» To do
Copy the listing below in full and skip every picture.
⁂
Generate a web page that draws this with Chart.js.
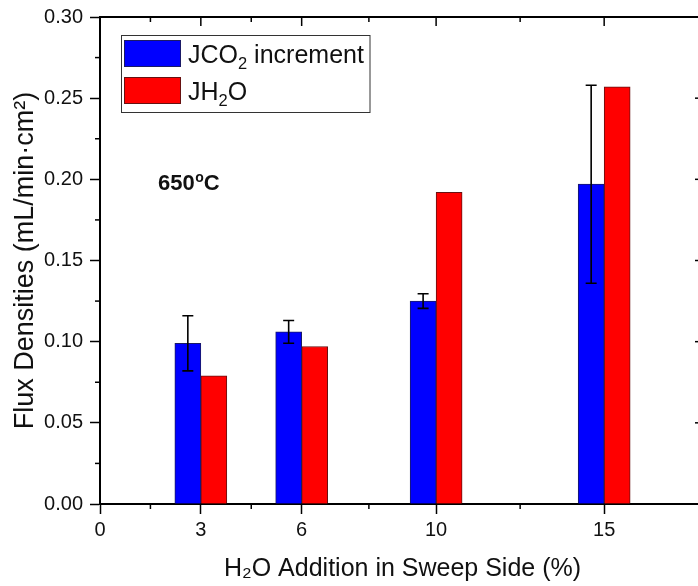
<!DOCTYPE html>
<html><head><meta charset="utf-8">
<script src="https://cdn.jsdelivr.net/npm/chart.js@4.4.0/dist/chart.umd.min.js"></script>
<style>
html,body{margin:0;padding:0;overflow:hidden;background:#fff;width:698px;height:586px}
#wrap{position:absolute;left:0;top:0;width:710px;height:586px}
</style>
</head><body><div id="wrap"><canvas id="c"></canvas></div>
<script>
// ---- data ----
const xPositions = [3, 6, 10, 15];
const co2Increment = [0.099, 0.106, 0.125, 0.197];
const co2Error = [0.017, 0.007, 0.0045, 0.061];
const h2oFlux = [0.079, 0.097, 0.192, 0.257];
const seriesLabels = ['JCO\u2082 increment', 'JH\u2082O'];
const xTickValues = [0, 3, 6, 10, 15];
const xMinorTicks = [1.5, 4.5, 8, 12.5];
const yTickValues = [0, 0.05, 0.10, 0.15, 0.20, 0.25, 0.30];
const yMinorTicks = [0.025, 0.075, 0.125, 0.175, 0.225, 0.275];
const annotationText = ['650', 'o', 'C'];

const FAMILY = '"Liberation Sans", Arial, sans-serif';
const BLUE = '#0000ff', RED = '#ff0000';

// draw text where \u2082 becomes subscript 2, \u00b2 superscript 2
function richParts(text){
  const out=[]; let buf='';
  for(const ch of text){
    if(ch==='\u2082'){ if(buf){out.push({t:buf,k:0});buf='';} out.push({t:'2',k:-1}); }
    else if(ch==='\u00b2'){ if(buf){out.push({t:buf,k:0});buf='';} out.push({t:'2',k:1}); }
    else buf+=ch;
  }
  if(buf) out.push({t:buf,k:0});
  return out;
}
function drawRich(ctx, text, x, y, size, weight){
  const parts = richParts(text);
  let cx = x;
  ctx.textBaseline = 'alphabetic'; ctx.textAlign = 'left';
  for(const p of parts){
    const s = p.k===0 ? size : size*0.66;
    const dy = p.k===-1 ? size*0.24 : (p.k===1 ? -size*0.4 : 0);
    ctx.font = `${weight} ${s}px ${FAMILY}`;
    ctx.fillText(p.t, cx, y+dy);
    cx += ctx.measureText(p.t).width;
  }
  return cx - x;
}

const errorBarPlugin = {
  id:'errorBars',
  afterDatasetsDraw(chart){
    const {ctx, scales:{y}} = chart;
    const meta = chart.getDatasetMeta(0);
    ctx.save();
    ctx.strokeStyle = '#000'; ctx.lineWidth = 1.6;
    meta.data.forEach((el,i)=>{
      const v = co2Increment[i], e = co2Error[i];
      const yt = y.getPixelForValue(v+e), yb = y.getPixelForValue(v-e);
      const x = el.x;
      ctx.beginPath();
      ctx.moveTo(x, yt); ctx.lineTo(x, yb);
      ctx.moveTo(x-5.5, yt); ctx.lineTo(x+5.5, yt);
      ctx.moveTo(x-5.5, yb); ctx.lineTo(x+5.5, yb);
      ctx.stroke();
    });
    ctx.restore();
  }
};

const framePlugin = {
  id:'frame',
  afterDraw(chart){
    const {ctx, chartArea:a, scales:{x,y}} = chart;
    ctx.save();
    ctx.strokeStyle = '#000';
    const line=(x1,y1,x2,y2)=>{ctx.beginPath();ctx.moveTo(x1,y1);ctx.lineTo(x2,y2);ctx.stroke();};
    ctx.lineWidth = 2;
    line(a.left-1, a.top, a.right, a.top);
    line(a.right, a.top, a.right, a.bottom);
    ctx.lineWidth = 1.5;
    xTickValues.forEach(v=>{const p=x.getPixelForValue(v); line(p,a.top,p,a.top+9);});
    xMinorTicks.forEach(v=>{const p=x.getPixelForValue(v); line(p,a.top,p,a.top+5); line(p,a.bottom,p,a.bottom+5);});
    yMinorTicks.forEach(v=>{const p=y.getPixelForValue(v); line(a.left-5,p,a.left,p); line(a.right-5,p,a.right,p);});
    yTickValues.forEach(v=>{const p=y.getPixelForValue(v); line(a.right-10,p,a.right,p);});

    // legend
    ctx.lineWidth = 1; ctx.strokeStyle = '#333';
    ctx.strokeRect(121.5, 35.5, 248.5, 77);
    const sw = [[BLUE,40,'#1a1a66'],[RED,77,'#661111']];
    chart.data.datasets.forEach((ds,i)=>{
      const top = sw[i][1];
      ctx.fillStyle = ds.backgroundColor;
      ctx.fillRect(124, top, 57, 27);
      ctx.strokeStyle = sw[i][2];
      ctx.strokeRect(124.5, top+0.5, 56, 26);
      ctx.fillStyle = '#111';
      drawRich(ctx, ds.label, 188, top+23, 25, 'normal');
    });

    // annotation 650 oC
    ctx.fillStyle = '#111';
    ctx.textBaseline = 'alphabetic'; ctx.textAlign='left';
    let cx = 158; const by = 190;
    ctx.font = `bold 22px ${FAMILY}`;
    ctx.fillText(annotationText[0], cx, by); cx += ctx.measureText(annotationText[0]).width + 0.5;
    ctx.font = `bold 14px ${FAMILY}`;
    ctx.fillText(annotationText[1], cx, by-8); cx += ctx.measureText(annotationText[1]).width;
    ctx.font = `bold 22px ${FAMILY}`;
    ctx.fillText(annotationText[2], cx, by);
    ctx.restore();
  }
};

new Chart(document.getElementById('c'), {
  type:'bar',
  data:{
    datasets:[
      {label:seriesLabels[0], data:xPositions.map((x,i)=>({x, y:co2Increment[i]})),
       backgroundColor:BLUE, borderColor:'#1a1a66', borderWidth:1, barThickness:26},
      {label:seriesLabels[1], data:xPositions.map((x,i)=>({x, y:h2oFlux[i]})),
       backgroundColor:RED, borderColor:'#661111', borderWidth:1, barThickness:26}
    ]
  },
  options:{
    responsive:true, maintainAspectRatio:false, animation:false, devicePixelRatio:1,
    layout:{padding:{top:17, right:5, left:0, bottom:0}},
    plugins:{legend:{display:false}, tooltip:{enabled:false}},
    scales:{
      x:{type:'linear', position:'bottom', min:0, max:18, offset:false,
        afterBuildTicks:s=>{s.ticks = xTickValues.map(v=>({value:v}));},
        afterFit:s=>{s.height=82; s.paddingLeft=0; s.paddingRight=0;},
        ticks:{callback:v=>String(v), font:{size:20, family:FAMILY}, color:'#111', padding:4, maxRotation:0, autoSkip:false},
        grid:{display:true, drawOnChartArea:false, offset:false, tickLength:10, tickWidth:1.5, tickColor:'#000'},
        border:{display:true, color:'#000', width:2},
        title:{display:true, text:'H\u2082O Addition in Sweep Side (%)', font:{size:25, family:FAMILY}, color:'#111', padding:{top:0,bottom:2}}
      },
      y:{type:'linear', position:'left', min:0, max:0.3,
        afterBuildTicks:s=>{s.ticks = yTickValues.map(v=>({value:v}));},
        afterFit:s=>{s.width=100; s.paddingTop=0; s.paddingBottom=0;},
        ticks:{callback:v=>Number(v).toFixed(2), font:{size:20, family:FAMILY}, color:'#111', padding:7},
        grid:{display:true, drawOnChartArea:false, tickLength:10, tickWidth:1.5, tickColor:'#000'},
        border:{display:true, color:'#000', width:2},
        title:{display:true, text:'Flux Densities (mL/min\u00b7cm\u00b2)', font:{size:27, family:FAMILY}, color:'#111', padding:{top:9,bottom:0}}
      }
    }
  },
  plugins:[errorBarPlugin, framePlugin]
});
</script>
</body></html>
⁂
» Answer to this exercise
Generate a web page that draws this with Chart.js.
<!DOCTYPE html>
<html><head><meta charset="utf-8">
<script src="https://cdn.jsdelivr.net/npm/chart.js@4.4.0/dist/chart.umd.min.js"></script>
<style>
html,body{margin:0;padding:0;overflow:hidden;background:#fff;width:698px;height:586px}
#wrap{position:absolute;left:0;top:0;width:710px;height:586px}
</style>
</head><body><div id="wrap"><canvas id="c"></canvas></div>
<script>
// ---- data ----
const xPositions = [3, 6, 10, 15];
const co2Increment = [0.099, 0.106, 0.125, 0.197];
const co2Error = [0.017, 0.007, 0.0045, 0.061];
const h2oFlux = [0.079, 0.097, 0.192, 0.257];
const seriesLabels = ['JCO\u2082 increment', 'JH\u2082O'];
const xTickValues = [0, 3, 6, 10, 15];
const xMinorTicks = [1.5, 4.5, 8, 12.5];
const yTickValues = [0, 0.05, 0.10, 0.15, 0.20, 0.25, 0.30];
const yMinorTicks = [0.025, 0.075, 0.125, 0.175, 0.225, 0.275];
const annotationText = ['650', 'o', 'C'];

const FAMILY = '"Liberation Sans", Arial, sans-serif';
const BLUE = '#0000ff', RED = '#ff0000';

// draw text where \u2082 becomes subscript 2, \u00b2 superscript 2
function richParts(text){
  const out=[]; let buf='';
  for(const ch of text){
    if(ch==='\u2082'){ if(buf){out.push({t:buf,k:0});buf='';} out.push({t:'2',k:-1}); }
    else if(ch==='\u00b2'){ if(buf){out.push({t:buf,k:0});buf='';} out.push({t:'2',k:1}); }
    else buf+=ch;
  }
  if(buf) out.push({t:buf,k:0});
  return out;
}
function drawRich(ctx, text, x, y, size, weight){
  const parts = richParts(text);
  let cx = x;
  ctx.textBaseline = 'alphabetic'; ctx.textAlign = 'left';
  for(const p of parts){
    const s = p.k===0 ? size : size*0.66;
    const dy = p.k===-1 ? size*0.24 : (p.k===1 ? -size*0.4 : 0);
    ctx.font = `${weight} ${s}px ${FAMILY}`;
    ctx.fillText(p.t, cx, y+dy);
    cx += ctx.measureText(p.t).width;
  }
  return cx - x;
}

const errorBarPlugin = {
  id:'errorBars',
  afterDatasetsDraw(chart){
    const {ctx, scales:{y}} = chart;
    const meta = chart.getDatasetMeta(0);
    ctx.save();
    ctx.strokeStyle = '#000'; ctx.lineWidth = 1.6;
    meta.data.forEach((el,i)=>{
      const v = co2Increment[i], e = co2Error[i];
      const yt = y.getPixelForValue(v+e), yb = y.getPixelForValue(v-e);
      const x = el.x;
      ctx.beginPath();
      ctx.moveTo(x, yt); ctx.lineTo(x, yb);
      ctx.moveTo(x-5.5, yt); ctx.lineTo(x+5.5, yt);
      ctx.moveTo(x-5.5, yb); ctx.lineTo(x+5.5, yb);
      ctx.stroke();
    });
    ctx.restore();
  }
};

const framePlugin = {
  id:'frame',
  afterDraw(chart){
    const {ctx, chartArea:a, scales:{x,y}} = chart;
    ctx.save();
    ctx.strokeStyle = '#000';
    const line=(x1,y1,x2,y2)=>{ctx.beginPath();ctx.moveTo(x1,y1);ctx.lineTo(x2,y2);ctx.stroke();};
    ctx.lineWidth = 2;
    line(a.left-1, a.top, a.right, a.top);
    line(a.right, a.top, a.right, a.bottom);
    ctx.lineWidth = 1.5;
    xTickValues.forEach(v=>{const p=x.getPixelForValue(v); line(p,a.top,p,a.top+9);});
    xMinorTicks.forEach(v=>{const p=x.getPixelForValue(v); line(p,a.top,p,a.top+5); line(p,a.bottom,p,a.bottom+5);});
    yMinorTicks.forEach(v=>{const p=y.getPixelForValue(v); line(a.left-5,p,a.left,p); line(a.right-5,p,a.right,p);});
    yTickValues.forEach(v=>{const p=y.getPixelForValue(v); line(a.right-10,p,a.right,p);});

    // legend
    ctx.lineWidth = 1; ctx.strokeStyle = '#333';
    ctx.strokeRect(121.5, 35.5, 248.5, 77);
    const sw = [[BLUE,40,'#1a1a66'],[RED,77,'#661111']];
    chart.data.datasets.forEach((ds,i)=>{
      const top = sw[i][1];
      ctx.fillStyle = ds.backgroundColor;
      ctx.fillRect(124, top, 57, 27);
      ctx.strokeStyle = sw[i][2];
      ctx.strokeRect(124.5, top+0.5, 56, 26);
      ctx.fillStyle = '#111';
      drawRich(ctx, ds.label, 188, top+23, 25, 'normal');
    });

    // annotation 650 oC
    ctx.fillStyle = '#111';
    ctx.textBaseline = 'alphabetic'; ctx.textAlign='left';
    let cx = 158; const by = 190;
    ctx.font = `bold 22px ${FAMILY}`;
    ctx.fillText(annotationText[0], cx, by); cx += ctx.measureText(annotationText[0]).width + 0.5;
    ctx.font = `bold 14px ${FAMILY}`;
    ctx.fillText(annotationText[1], cx, by-8); cx += ctx.measureText(annotationText[1]).width;
    ctx.font = `bold 22px ${FAMILY}`;
    ctx.fillText(annotationText[2], cx, by);
    ctx.restore();
  }
};

new Chart(document.getElementById('c'), {
  type:'bar',
  data:{
    datasets:[
      {label:seriesLabels[0], data:xPositions.map((x,i)=>({x, y:co2Increment[i]})),
       backgroundColor:BLUE, borderColor:'#1a1a66', borderWidth:1, barThickness:26},
      {label:seriesLabels[1], data:xPositions.map((x,i)=>({x, y:h2oFlux[i]})),
       backgroundColor:RED, borderColor:'#661111', borderWidth:1, barThickness:26}
    ]
  },
  options:{
    responsive:true, maintainAspectRatio:false, animation:false, devicePixelRatio:1,
    layout:{padding:{top:17, right:5, left:0, bottom:0}},
    plugins:{legend:{display:false}, tooltip:{enabled:false}},
    scales:{
      x:{type:'linear', position:'bottom', min:0, max:18, offset:false,
        afterBuildTicks:s=>{s.ticks = xTickValues.map(v=>({value:v}));},
        afterFit:s=>{s.height=82; s.paddingLeft=0; s.paddingRight=0;},
        ticks:{callback:v=>String(v), font:{size:20, family:FAMILY}, color:'#111', padding:4, maxRotation:0, autoSkip:false},
        grid:{display:true, drawOnChartArea:false, offset:false, tickLength:10, tickWidth:1.5, tickColor:'#000'},
        border:{display:true, color:'#000', width:2},
        title:{display:true, text:'H\u2082O Addition in Sweep Side (%)', font:{size:25, family:FAMILY}, color:'#111', padding:{top:0,bottom:2}}
      },
      y:{type:'linear', position:'left', min:0, max:0.3,
        afterBuildTicks:s=>{s.ticks = yTickValues.map(v=>({value:v}));},
        afterFit:s=>{s.width=100; s.paddingTop=0; s.paddingBottom=0;},
        ticks:{callback:v=>Number(v).toFixed(2), font:{size:20, family:FAMILY}, color:'#111', padding:7},
        grid:{display:true, drawOnChartArea:false, tickLength:10, tickWidth:1.5, tickColor:'#000'},
        border:{display:true, color:'#000', width:2},
        title:{display:true, text:'Flux Densities (mL/min\u00b7cm\u00b2)', font:{size:27, family:FAMILY}, color:'#111', padding:{top:9,bottom:0}}
      }
    }
  },
  plugins:[errorBarPlugin, framePlugin]
});
</script>
</body></html>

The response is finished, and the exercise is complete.